Por eso, la singular confluencia de circunstancias y factores que hoy se produce brinda una ocasión excepcional para afrontar el desafío de una expansión económica acompañada de políticas redistributivas en un sentido amplio – y con la educación en el lugar central–, que hagan tangibles los «réditos sociales» del crecimiento y la estabilidad, ganando adhesiones para la democracia. Una magnífica oportunidad para hacer frente a la «vieja deuda social» que la modernización económica tiene contraída con centenares de millones de hombres y mujeres en América Latina. La cohesión social constituye una prioridad indiscutible.

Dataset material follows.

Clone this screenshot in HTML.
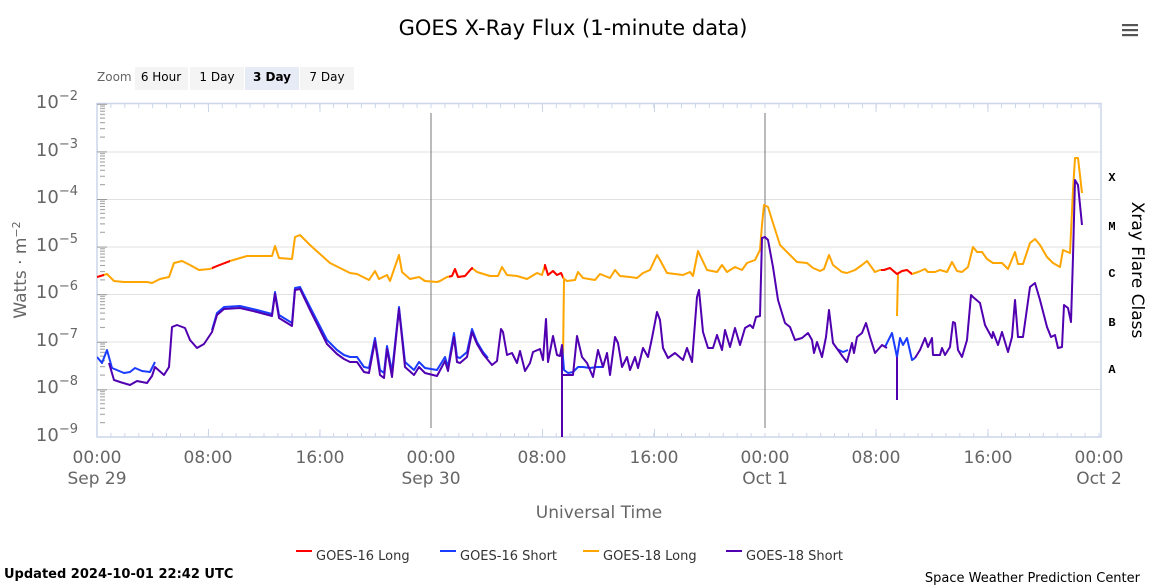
<!DOCTYPE html>
<html><head><meta charset="utf-8"><style>
body{margin:0;background:#fff;}
svg{display:block;font-family:"DejaVu Sans","Liberation Sans",sans-serif;}
</style></head><body>
<svg width="1153" height="586" viewBox="0 0 1153 586">
<defs>
<clipPath id="red"><rect x="90" y="90" width="14" height="360"/><rect x="212" y="90" width="18" height="360"/><rect x="449" y="90" width="24" height="360"/><rect x="544" y="90" width="19" height="360"/><rect x="881" y="90" width="31" height="360"/></clipPath>
<clipPath id="plot"><rect x="97" y="103" width="1004" height="334"/></clipPath>
<pattern id="xt" patternUnits="userSpaceOnUse" x="96.5" y="0" width="13.9167" height="586"><line x1="0.5" x2="0.5" y1="104" y2="108" stroke="#ccd6eb"/><line x1="0.5" x2="0.5" y1="433" y2="437" stroke="#ccd6eb"/></pattern>
<pattern id="yt" patternUnits="userSpaceOnUse" x="0" y="103.8" width="20" height="47.6"><g stroke="#999" stroke-width="1"><line x1="0" x2="20" y1="0.5" y2="0.5"/><line x1="0" x2="5" y1="33.3" y2="33.3"/><line x1="0" x2="5" y1="24.9" y2="24.9"/><line x1="0" x2="5" y1="18.9" y2="18.9"/><line x1="0" x2="5" y1="14.3" y2="14.3"/><line x1="0" x2="5" y1="10.6" y2="10.6"/><line x1="0" x2="5" y1="7.4" y2="7.4"/><line x1="0" x2="5" y1="4.6" y2="4.6"/><line x1="0" x2="5" y1="2.2" y2="2.2"/></g></pattern>
<polyline id="op" points="97,277 107,274 114,281 124,282 147,282 152,283 160,279 169,277 174,263 182,261 190,265 199,270 210,269 217,266 230,261 247,256 272,256 275,246 279,258 292,259 295,237 300,235 310,245 330,263 350,273 357,274 369,280 375,271 379,279 387,275 390,281 399,255 402,272 410,279 419,277 425,281 437,282 440,281 447,277 452,276 455,269 458,277 465,276 472,268 477,272 490,276 498,276 502,267 507,275 517,276 527,279 537,273 542,275 545,265 548,275 553,271 557,275 561,273 564,279 567,281 575,280 578,272 583,278 595,280 600,274 605,276 610,278 615,270 620,276 630,277 637,278 643,273 650,270 657,255 660,260 667,273 683,275 690,272 693,276 698,251 707,270 717,272 722,265 727,272 735,267 742,270 747,263 755,260 760,250 762,225 764,205 768,207 773,223 780,245 790,255 797,262 807,263 813,268 820,271 824,269 829,255 833,265 842,272 847,273 855,270 862,265 867,261 875,272 880,270 884,270 890,268 897,274 902,271 907,270 912,274 918,272 925,269 928,272 935,272 940,270 947,272 952,262 957,271 962,272 968,267 973,247 977,252 982,252 987,259 993,263 1002,263 1008,269 1015,252 1018,264 1023,264 1030,243 1035,239 1040,245 1047,257 1053,263 1060,267 1063,250 1070,253 1073,190 1075,158 1078,158 1082,193"/>
</defs>
<text x="573" y="35" text-anchor="middle" font-size="21" fill="#000">GOES X-Ray Flux (1-minute data)</text>
<g fill="#555"><rect x="1122" y="24" width="16" height="2.2"/><rect x="1122" y="29" width="16" height="2.2"/><rect x="1122" y="34" width="16" height="2.2"/></g>
<text x="97" y="81" font-size="12" fill="#666">Zoom</text>
<rect x="135" y="67" width="53" height="23" fill="#f4f4f4"/><text x="161" y="81" font-size="12" text-anchor="middle">6 Hour</text>
<rect x="190" y="67" width="54" height="23" fill="#f4f4f4"/><text x="217" y="81" font-size="12" text-anchor="middle">1 Day</text>
<rect x="245" y="67" width="54" height="23" fill="#e6ebf5"/><text x="272" y="81" font-size="12" text-anchor="middle" font-weight="bold">3 Day</text>
<rect x="300" y="67" width="54" height="23" fill="#f4f4f4"/><text x="327" y="81" font-size="12" text-anchor="middle">7 Day</text>
<g stroke="#e0e0e0" stroke-width="1">
<line x1="97" x2="1101" y1="152" y2="152"/><line x1="97" x2="1101" y1="199.5" y2="199.5"/><line x1="97" x2="1101" y1="247" y2="247"/><line x1="97" x2="1101" y1="294.5" y2="294.5"/><line x1="97" x2="1101" y1="342" y2="342"/><line x1="97" x2="1101" y1="389.5" y2="389.5"/>
</g>
<rect x="97" y="103.5" width="1004" height="333.5" fill="none" stroke="#ccd6eb" stroke-width="1.5"/>
<rect x="96" y="100" width="1006" height="340" fill="url(#xt)"/>
<rect x="97" y="103" width="10" height="334" fill="url(#yt)"/>
<g stroke="#ccd6eb" stroke-width="1">
<line x1="208.5" x2="208.5" y1="104" y2="112"/><line x1="320" x2="320" y1="104" y2="112"/><line x1="654.5" x2="654.5" y1="104" y2="112"/><line x1="876" x2="876" y1="104" y2="112"/><line x1="988" x2="988" y1="104" y2="112"/>
<line x1="208.5" x2="208.5" y1="429" y2="437"/><line x1="320" x2="320" y1="429" y2="437"/><line x1="542.5" x2="542.5" y1="429" y2="437"/><line x1="654.5" x2="654.5" y1="429" y2="437"/><line x1="876" x2="876" y1="429" y2="437"/><line x1="988" x2="988" y1="429" y2="437"/><line x1="542.5" x2="542.5" y1="104" y2="112"/>
</g>
<g stroke="#777" stroke-width="1"><line x1="431" x2="431" y1="113" y2="428"/><line x1="765" x2="765" y1="113" y2="428"/></g>
<g font-size="18" fill="#666" text-anchor="end">
<text x="78" y="108">10<tspan dy="-8" font-size="13">−2</tspan></text>
<text x="78" y="156">10<tspan dy="-8" font-size="13">−3</tspan></text>
<text x="78" y="203">10<tspan dy="-8" font-size="13">−4</tspan></text>
<text x="78" y="251">10<tspan dy="-8" font-size="13">−5</tspan></text>
<text x="78" y="298">10<tspan dy="-8" font-size="13">−6</tspan></text>
<text x="78" y="346">10<tspan dy="-8" font-size="13">−7</tspan></text>
<text x="78" y="393">10<tspan dy="-8" font-size="13">−8</tspan></text>
<text x="78" y="441">10<tspan dy="-8" font-size="13">−9</tspan></text>
</g>
<text transform="translate(26,270) rotate(-90)" font-size="17" fill="#666" text-anchor="middle">Watts · m<tspan dy="-6" font-size="11">−2</tspan></text>
<g font-size="17" fill="#666" text-anchor="middle">
<text x="97" y="463">00:00</text><text x="97" y="484">Sep 29</text>
<text x="208" y="463">08:00</text><text x="320" y="463">16:00</text>
<text x="431" y="463">00:00</text><text x="431" y="484">Sep 30</text>
<text x="542" y="463">08:00</text><text x="654" y="463">16:00</text>
<text x="765" y="463">00:00</text><text x="765" y="484">Oct 1</text>
<text x="876" y="463">08:00</text><text x="988" y="463">16:00</text>
<text x="1099" y="463">00:00</text><text x="1099" y="484">Oct 2</text>
<text x="599" y="518">Universal Time</text>
</g>
<g font-size="12" font-weight="bold" fill="#000" font-family="Liberation Mono,monospace" text-anchor="middle">
<text x="1112" y="181">X</text><text x="1112" y="230">M</text><text x="1112" y="277">C</text><text x="1112" y="326">B</text><text x="1112" y="373">A</text>
</g>
<text transform="translate(1132,270) rotate(90)" font-size="17" fill="#000" text-anchor="middle">Xray Flare Class</text>
<g clip-path="url(#plot)" fill="none" stroke-width="2" stroke-linejoin="round">
<use href="#op" stroke="#ffa500"/>
<polyline stroke="#ffa500" points="564,279 563,360"/><polyline stroke="#ffa500" points="898,274 897,316"/>
<g clip-path="url(#red)"><use href="#op" stroke="#ff0000"/></g>
<polyline stroke="#1a3cff" points="97,357 102,363 107,350 112,368 124,373 130,372 135,368 142,371 150,372 155,362"/>
<polyline stroke="#1a3cff" points="212,330 217,313 224,307 240,306 257,310 272,314 275,292 279,315 292,323 295,288 300,287 310,307 327,340 337,350 344,355 350,357 357,357 364,367 369,368 375,338 380,370 384,373 387,346 392,372 399,307 405,362 414,370 419,362 425,368 437,370 445,357 448,367 450,355 454,333 457,357 460,358 467,352 472,329 477,342 483,352 488,358"/>
<polyline stroke="#1a3cff" points="562,345 564,370 568,373 573,372 578,367 583,367 590,368 597,367 603,367"/>
<polyline stroke="#1a3cff" points="837,349 843,352 848,350"/>
<polyline stroke="#1a3cff" points="885,347 892,333 897,357 900,338 903,345 907,338 912,360 915,358"/>
<polyline stroke="#5000b0" points="109,363 114,380 120,382 130,385 137,381 147,383 152,376 155,367 164,375 169,367 172,327 177,325 185,328 190,340 197,348 204,344 212,332 217,315 224,309 240,308 257,312 272,316 275,294 279,318 292,326 295,290 300,289 310,310 327,344 337,354 344,359 350,362 357,362 364,372 369,373 375,341 380,375 384,378 387,349 392,377 399,309 405,367 414,375 419,367 425,373 437,376 445,361 448,371 450,359 454,337 457,362 460,363 467,357 472,332 477,344 483,354 492,365 497,361 501,329 503,332 507,355 512,353 517,363 520,351 525,371 530,363 533,352 540,349 543,360 546,319 548,362 553,336 557,355 560,356 562,345 562,440"/>
<polyline stroke="#5000b0" points="563,375 568,375 573,375 577,336 582,357 587,363 593,377 598,350 603,367 607,353 610,375 615,337 618,343 622,367 627,357 630,370 635,357 638,368 643,348 648,357 652,338 657,312 660,320 663,348 668,358 675,353 683,360 687,348 692,362 697,297 699,290 703,332 708,348 713,348 717,335 722,350 725,330 730,347 735,328 740,345 745,328 750,325 753,328 756,317 760,316 762,238 765,237 768,240 773,267 778,300 785,323 790,327 795,340 802,338 808,333 812,340 814,353 817,342 822,357 826,337 829,310 833,343 838,350 843,357 847,362 852,343 854,353 857,337 862,333 866,323 870,337 875,353 882,345 887,348"/>
<polyline stroke="#5000b0" points="897,400 897,357"/>
<polyline stroke="#5000b0" points="915,358 920,350 925,338 928,347 932,338 933,355 940,355 942,348 945,355 950,347 953,322 955,323 958,350 962,357 967,340 971,295 973,297 980,303 985,325 992,338 993,332 998,345 1002,332 1008,352 1012,337 1015,300 1018,337 1023,337 1030,287 1035,283 1040,300 1047,327 1051,337 1055,335 1058,348 1062,347 1064,305 1068,308 1071,322 1073,257 1075,180 1078,185 1082,225"/>
</g>
<g font-size="13" fill="#333">
<line x1="296" x2="312" y1="551" y2="551" stroke="#ff0000" stroke-width="2"/><text x="316" y="560">GOES-16 Long</text>
<line x1="440" x2="456" y1="551" y2="551" stroke="#1a3cff" stroke-width="2"/><text x="460" y="560">GOES-16 Short</text>
<line x1="583" x2="599" y1="551" y2="551" stroke="#ffa500" stroke-width="2"/><text x="603" y="560">GOES-18 Long</text>
<line x1="726" x2="742" y1="551" y2="551" stroke="#5000b0" stroke-width="2"/><text x="746" y="560">GOES-18 Short</text>
</g>
<text x="4" y="578" font-size="13" font-weight="bold" fill="#000">Updated 2024-10-01 22:42 UTC</text>
<text x="1140" y="582" font-size="13" fill="#000" text-anchor="end">Space Weather Prediction Center</text>
</svg>
</body></html>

España, permítaseme añadir, ahora menos que nunca puede mirar hacia otro lado. En un tiempo en que se remodelan los escenarios estratégicos de influencia internacional, España tiene que apostar fuerte por América Latina, dando renovado impulso a lo que Julio M. Sanguinetti ha denominado el «reencuentro iberoamericano » de nuestros días: ése que adquiere contornos propios con la irrupción de multinacionales españolas en las economías de América Latina, con los flujos migratorios que de allí nos llegan, con los reforzados programas de cooperación internacional, con la creación de la Secretaría General Iberoamericana, con el programa de política lingüística panhispánica realizado bajo el liderazgo de la Real Academia, consensuando diccionario, gramática y ortografía del español, cuando la «proclividad» del gigante brasileño hacia la lengua más hablada en el continente ha adquirido rango oficial.
Es un excelente momento, en definitiva, para el acercamiento y para impulsar la multiplicación de intercambios de todo tipo que evoca el término «reencuentro». A su modo, es a lo que quieren contribuir estas páginas, fieles a la divisa fundacional de Revista de Occidente: situar el ejercicio intelectual de reflexión y debate sobre temas relevantes a la altura que demanda el tiempo que viene.